**Data section:**

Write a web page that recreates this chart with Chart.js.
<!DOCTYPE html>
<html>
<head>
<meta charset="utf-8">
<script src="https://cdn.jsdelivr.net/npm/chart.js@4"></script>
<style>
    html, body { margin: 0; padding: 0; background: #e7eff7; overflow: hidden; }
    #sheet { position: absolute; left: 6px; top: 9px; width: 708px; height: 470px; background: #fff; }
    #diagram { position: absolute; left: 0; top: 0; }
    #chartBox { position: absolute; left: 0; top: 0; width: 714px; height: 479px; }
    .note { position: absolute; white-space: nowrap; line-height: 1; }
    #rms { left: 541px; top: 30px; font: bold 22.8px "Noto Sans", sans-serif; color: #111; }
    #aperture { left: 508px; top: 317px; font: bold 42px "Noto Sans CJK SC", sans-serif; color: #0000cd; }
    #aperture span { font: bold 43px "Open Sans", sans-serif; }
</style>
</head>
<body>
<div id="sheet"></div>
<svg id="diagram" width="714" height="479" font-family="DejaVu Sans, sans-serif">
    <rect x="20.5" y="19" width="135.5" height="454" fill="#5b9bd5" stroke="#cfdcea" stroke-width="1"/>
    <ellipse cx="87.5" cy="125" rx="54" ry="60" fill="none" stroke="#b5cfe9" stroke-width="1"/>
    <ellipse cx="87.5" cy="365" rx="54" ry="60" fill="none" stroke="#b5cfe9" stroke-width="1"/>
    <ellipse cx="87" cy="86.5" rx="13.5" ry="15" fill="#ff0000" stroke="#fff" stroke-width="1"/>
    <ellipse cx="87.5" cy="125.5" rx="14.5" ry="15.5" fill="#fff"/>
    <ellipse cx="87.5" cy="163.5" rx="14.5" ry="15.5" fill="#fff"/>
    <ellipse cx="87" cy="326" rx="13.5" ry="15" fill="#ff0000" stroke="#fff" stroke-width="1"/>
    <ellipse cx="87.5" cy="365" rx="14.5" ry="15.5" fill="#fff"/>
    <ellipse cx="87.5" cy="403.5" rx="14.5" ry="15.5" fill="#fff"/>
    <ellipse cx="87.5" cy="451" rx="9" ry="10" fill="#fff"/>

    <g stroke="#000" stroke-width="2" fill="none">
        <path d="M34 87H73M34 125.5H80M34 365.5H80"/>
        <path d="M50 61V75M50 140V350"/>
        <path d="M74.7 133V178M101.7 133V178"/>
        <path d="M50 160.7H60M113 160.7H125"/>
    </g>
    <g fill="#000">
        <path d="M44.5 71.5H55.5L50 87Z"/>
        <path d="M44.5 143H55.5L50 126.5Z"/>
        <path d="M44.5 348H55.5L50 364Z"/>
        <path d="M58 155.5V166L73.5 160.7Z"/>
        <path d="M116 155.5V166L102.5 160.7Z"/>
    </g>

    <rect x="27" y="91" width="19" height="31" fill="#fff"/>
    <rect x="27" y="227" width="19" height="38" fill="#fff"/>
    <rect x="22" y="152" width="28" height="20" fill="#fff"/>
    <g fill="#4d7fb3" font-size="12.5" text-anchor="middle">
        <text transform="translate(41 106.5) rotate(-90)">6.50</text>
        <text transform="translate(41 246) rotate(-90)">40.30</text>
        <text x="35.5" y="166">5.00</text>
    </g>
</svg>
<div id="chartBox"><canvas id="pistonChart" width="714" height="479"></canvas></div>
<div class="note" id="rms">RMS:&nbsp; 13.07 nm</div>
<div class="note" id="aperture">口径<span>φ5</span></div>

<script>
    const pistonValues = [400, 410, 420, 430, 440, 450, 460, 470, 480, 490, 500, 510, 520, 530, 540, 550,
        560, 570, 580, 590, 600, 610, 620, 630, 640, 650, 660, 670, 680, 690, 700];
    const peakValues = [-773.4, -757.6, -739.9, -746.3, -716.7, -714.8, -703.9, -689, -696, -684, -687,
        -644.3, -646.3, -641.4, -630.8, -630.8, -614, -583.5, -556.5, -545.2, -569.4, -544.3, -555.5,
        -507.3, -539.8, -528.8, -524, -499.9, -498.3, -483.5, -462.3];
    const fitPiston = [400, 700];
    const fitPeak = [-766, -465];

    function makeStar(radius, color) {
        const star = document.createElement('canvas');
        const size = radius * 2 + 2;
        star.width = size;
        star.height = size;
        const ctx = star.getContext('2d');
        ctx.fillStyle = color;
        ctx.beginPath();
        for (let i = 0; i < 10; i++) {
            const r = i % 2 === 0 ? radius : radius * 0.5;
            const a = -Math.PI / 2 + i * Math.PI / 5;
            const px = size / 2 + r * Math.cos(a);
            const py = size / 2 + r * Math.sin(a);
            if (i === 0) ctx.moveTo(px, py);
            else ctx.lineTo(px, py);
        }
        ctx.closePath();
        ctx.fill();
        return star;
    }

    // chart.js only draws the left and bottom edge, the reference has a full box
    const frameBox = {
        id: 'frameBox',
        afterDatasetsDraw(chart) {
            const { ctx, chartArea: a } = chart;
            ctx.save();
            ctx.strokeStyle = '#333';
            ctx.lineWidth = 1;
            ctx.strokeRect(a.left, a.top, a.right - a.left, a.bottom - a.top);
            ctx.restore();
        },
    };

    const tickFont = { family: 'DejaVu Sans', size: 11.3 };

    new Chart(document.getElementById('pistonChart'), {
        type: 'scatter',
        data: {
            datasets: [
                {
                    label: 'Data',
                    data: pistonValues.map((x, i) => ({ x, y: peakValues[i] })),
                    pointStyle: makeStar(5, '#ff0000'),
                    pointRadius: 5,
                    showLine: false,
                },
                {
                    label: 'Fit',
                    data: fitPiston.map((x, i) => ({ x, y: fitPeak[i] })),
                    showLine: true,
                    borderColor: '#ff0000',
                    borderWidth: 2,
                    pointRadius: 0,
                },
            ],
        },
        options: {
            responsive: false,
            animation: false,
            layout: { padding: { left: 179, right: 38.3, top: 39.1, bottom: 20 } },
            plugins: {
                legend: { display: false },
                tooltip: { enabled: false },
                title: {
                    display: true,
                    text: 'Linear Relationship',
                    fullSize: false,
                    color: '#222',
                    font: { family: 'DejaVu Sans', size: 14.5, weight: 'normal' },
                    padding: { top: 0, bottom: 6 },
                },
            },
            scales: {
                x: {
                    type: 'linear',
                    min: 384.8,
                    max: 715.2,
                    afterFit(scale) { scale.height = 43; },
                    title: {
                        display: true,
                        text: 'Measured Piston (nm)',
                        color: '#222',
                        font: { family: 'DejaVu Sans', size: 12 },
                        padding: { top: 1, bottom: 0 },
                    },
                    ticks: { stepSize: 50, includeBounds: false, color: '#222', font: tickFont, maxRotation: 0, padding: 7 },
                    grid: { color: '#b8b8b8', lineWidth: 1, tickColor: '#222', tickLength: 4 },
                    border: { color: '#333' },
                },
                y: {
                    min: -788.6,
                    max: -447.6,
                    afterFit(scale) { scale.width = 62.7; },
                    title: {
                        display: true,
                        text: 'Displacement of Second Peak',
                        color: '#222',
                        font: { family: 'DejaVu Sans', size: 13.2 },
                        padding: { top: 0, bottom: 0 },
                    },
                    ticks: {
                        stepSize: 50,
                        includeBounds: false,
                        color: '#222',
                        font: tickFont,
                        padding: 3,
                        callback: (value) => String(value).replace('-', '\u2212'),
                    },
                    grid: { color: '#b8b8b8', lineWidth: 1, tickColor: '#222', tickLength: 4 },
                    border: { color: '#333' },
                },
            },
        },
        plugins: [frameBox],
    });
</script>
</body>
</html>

**Written request:**
Set out the complete listing exactly as shown.

**Full solution:**
Write a web page that recreates this chart with Chart.js.
<!DOCTYPE html>
<html>
<head>
<meta charset="utf-8">
<script src="https://cdn.jsdelivr.net/npm/chart.js@4"></script>
<style>
    html, body { margin: 0; padding: 0; background: #e7eff7; overflow: hidden; }
    #sheet { position: absolute; left: 6px; top: 9px; width: 708px; height: 470px; background: #fff; }
    #diagram { position: absolute; left: 0; top: 0; }
    #chartBox { position: absolute; left: 0; top: 0; width: 714px; height: 479px; }
    .note { position: absolute; white-space: nowrap; line-height: 1; }
    #rms { left: 541px; top: 30px; font: bold 22.8px "Noto Sans", sans-serif; color: #111; }
    #aperture { left: 508px; top: 317px; font: bold 42px "Noto Sans CJK SC", sans-serif; color: #0000cd; }
    #aperture span { font: bold 43px "Open Sans", sans-serif; }
</style>
</head>
<body>
<div id="sheet"></div>
<svg id="diagram" width="714" height="479" font-family="DejaVu Sans, sans-serif">
    <rect x="20.5" y="19" width="135.5" height="454" fill="#5b9bd5" stroke="#cfdcea" stroke-width="1"/>
    <ellipse cx="87.5" cy="125" rx="54" ry="60" fill="none" stroke="#b5cfe9" stroke-width="1"/>
    <ellipse cx="87.5" cy="365" rx="54" ry="60" fill="none" stroke="#b5cfe9" stroke-width="1"/>
    <ellipse cx="87" cy="86.5" rx="13.5" ry="15" fill="#ff0000" stroke="#fff" stroke-width="1"/>
    <ellipse cx="87.5" cy="125.5" rx="14.5" ry="15.5" fill="#fff"/>
    <ellipse cx="87.5" cy="163.5" rx="14.5" ry="15.5" fill="#fff"/>
    <ellipse cx="87" cy="326" rx="13.5" ry="15" fill="#ff0000" stroke="#fff" stroke-width="1"/>
    <ellipse cx="87.5" cy="365" rx="14.5" ry="15.5" fill="#fff"/>
    <ellipse cx="87.5" cy="403.5" rx="14.5" ry="15.5" fill="#fff"/>
    <ellipse cx="87.5" cy="451" rx="9" ry="10" fill="#fff"/>

    <g stroke="#000" stroke-width="2" fill="none">
        <path d="M34 87H73M34 125.5H80M34 365.5H80"/>
        <path d="M50 61V75M50 140V350"/>
        <path d="M74.7 133V178M101.7 133V178"/>
        <path d="M50 160.7H60M113 160.7H125"/>
    </g>
    <g fill="#000">
        <path d="M44.5 71.5H55.5L50 87Z"/>
        <path d="M44.5 143H55.5L50 126.5Z"/>
        <path d="M44.5 348H55.5L50 364Z"/>
        <path d="M58 155.5V166L73.5 160.7Z"/>
        <path d="M116 155.5V166L102.5 160.7Z"/>
    </g>

    <rect x="27" y="91" width="19" height="31" fill="#fff"/>
    <rect x="27" y="227" width="19" height="38" fill="#fff"/>
    <rect x="22" y="152" width="28" height="20" fill="#fff"/>
    <g fill="#4d7fb3" font-size="12.5" text-anchor="middle">
        <text transform="translate(41 106.5) rotate(-90)">6.50</text>
        <text transform="translate(41 246) rotate(-90)">40.30</text>
        <text x="35.5" y="166">5.00</text>
    </g>
</svg>
<div id="chartBox"><canvas id="pistonChart" width="714" height="479"></canvas></div>
<div class="note" id="rms">RMS:&nbsp; 13.07 nm</div>
<div class="note" id="aperture">口径<span>φ5</span></div>

<script>
    const pistonValues = [400, 410, 420, 430, 440, 450, 460, 470, 480, 490, 500, 510, 520, 530, 540, 550,
        560, 570, 580, 590, 600, 610, 620, 630, 640, 650, 660, 670, 680, 690, 700];
    const peakValues = [-773.4, -757.6, -739.9, -746.3, -716.7, -714.8, -703.9, -689, -696, -684, -687,
        -644.3, -646.3, -641.4, -630.8, -630.8, -614, -583.5, -556.5, -545.2, -569.4, -544.3, -555.5,
        -507.3, -539.8, -528.8, -524, -499.9, -498.3, -483.5, -462.3];
    const fitPiston = [400, 700];
    const fitPeak = [-766, -465];

    function makeStar(radius, color) {
        const star = document.createElement('canvas');
        const size = radius * 2 + 2;
        star.width = size;
        star.height = size;
        const ctx = star.getContext('2d');
        ctx.fillStyle = color;
        ctx.beginPath();
        for (let i = 0; i < 10; i++) {
            const r = i % 2 === 0 ? radius : radius * 0.5;
            const a = -Math.PI / 2 + i * Math.PI / 5;
            const px = size / 2 + r * Math.cos(a);
            const py = size / 2 + r * Math.sin(a);
            if (i === 0) ctx.moveTo(px, py);
            else ctx.lineTo(px, py);
        }
        ctx.closePath();
        ctx.fill();
        return star;
    }

    // chart.js only draws the left and bottom edge, the reference has a full box
    const frameBox = {
        id: 'frameBox',
        afterDatasetsDraw(chart) {
            const { ctx, chartArea: a } = chart;
            ctx.save();
            ctx.strokeStyle = '#333';
            ctx.lineWidth = 1;
            ctx.strokeRect(a.left, a.top, a.right - a.left, a.bottom - a.top);
            ctx.restore();
        },
    };

    const tickFont = { family: 'DejaVu Sans', size: 11.3 };

    new Chart(document.getElementById('pistonChart'), {
        type: 'scatter',
        data: {
            datasets: [
                {
                    label: 'Data',
                    data: pistonValues.map((x, i) => ({ x, y: peakValues[i] })),
                    pointStyle: makeStar(5, '#ff0000'),
                    pointRadius: 5,
                    showLine: false,
                },
                {
                    label: 'Fit',
                    data: fitPiston.map((x, i) => ({ x, y: fitPeak[i] })),
                    showLine: true,
                    borderColor: '#ff0000',
                    borderWidth: 2,
                    pointRadius: 0,
                },
            ],
        },
        options: {
            responsive: false,
            animation: false,
            layout: { padding: { left: 179, right: 38.3, top: 39.1, bottom: 20 } },
            plugins: {
                legend: { display: false },
                tooltip: { enabled: false },
                title: {
                    display: true,
                    text: 'Linear Relationship',
                    fullSize: false,
                    color: '#222',
                    font: { family: 'DejaVu Sans', size: 14.5, weight: 'normal' },
                    padding: { top: 0, bottom: 6 },
                },
            },
            scales: {
                x: {
                    type: 'linear',
                    min: 384.8,
                    max: 715.2,
                    afterFit(scale) { scale.height = 43; },
                    title: {
                        display: true,
                        text: 'Measured Piston (nm)',
                        color: '#222',
                        font: { family: 'DejaVu Sans', size: 12 },
                        padding: { top: 1, bottom: 0 },
                    },
                    ticks: { stepSize: 50, includeBounds: false, color: '#222', font: tickFont, maxRotation: 0, padding: 7 },
                    grid: { color: '#b8b8b8', lineWidth: 1, tickColor: '#222', tickLength: 4 },
                    border: { color: '#333' },
                },
                y: {
                    min: -788.6,
                    max: -447.6,
                    afterFit(scale) { scale.width = 62.7; },
                    title: {
                        display: true,
                        text: 'Displacement of Second Peak',
                        color: '#222',
                        font: { family: 'DejaVu Sans', size: 13.2 },
                        padding: { top: 0, bottom: 0 },
                    },
                    ticks: {
                        stepSize: 50,
                        includeBounds: false,
                        color: '#222',
                        font: tickFont,
                        padding: 3,
                        callback: (value) => String(value).replace('-', '\u2212'),
                    },
                    grid: { color: '#b8b8b8', lineWidth: 1, tickColor: '#222', tickLength: 4 },
                    border: { color: '#333' },
                },
            },
        },
        plugins: [frameBox],
    });
</script>
</body>
</html>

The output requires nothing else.